Ivan Andreadis

Personal information
- Nationality: Czechoslovakia
- Born: 3 April 1924 Prague, Czechoslovakia
- Died: 27 October 1992 (aged 68) Prague, Czechoslovakia

Sport
- Sport: Table tennis
- Playing style: Shakehand grip

Medal record
Men's table tennis
Representing Czechoslovakia
World Championships
| Bronze medal – third place | 1957 Stockholm | Singles |
| Gold medal – first place | 1957 Stockholm | Doubles |
| Silver medal – second place | 1957 Stockholm | Mixed Doubles |
| Bronze medal – third place | 1957 Stockholm | Men's Team |
| Silver medal – second place | 1956 Tokyo | Doubles |
| Silver medal – second place | 1956 Tokyo | Mixed Doubles |
| Silver medal – second place | 1956 Tokyo | Men's Team |
| Gold medal – first place | 1955 Utrecht | Doubles |
| Silver medal – second place | 1955 Utrecht | Men's Team |
| Bronze medal – third place | 1954 Wembley | Singles |
| Gold medal – first place | 1954 Wembley | Doubles |
| Silver medal – second place | 1954 Wembley | Men's Team |
| Silver medal – second place | 1953 Bucharest | Singles |
| Bronze medal – third place | 1953 Bucharest | Doubles |
| Bronze medal – third place | 1953 Bucharest | Men's Team |
| Silver medal – second place | 1951 Vienna | Singles |
| Gold medal – first place | 1951 Vienna | Doubles |
| Gold medal – first place | 1951 Vienna | Men's Team |
| Bronze medal – third place | 1950 Budapest | Singles |
| Silver medal – second place | 1950 Budapest | Doubles |
| Bronze medal – third place | 1950 Budapest | Mixed Doubles |
| Gold medal – first place | 1950 Budapest | Men's Team |
| Gold medal – first place | 1949 Stockholm | Doubles |
| Silver medal – second place | 1949 Stockholm | Men's Team |
| Bronze medal – third place | 1948 Wembley | Singles |
| Gold medal – first place | 1948 Wembley | Men's Team |
| Gold medal – first place | 1947 Paris | Men's Team |

= Ivan Andreadis =

Czech table tennis player

Ivan Andreadis (3 April 1924 – 27 October 1992) was a Czech table tennis player.

==Table tennis career==
He won several medals in singles, doubles, and team events in the World Table Tennis Championships from 1947 to 1957.

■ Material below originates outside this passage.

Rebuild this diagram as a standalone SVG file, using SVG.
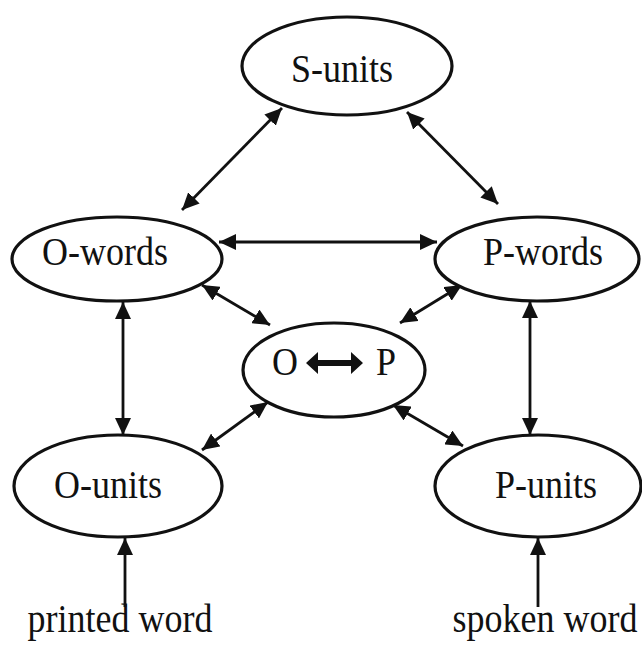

His 27 World Championship medals included nine gold medals; four in the team event, four in the doubles with František Tokár, Bohumil Váňa and Ladislav Štípek respectively and one in the mixed doubles with Gizi Farkas.

He also won three English Open titles.

He was of Greek-Jewish origin.

==Hall of Fame==
He was inducted into the Hall of Fame of the International Table Tennis Federation in 1995.

He worked as a railway planning official in the ČKD Sokolovo works in Prague.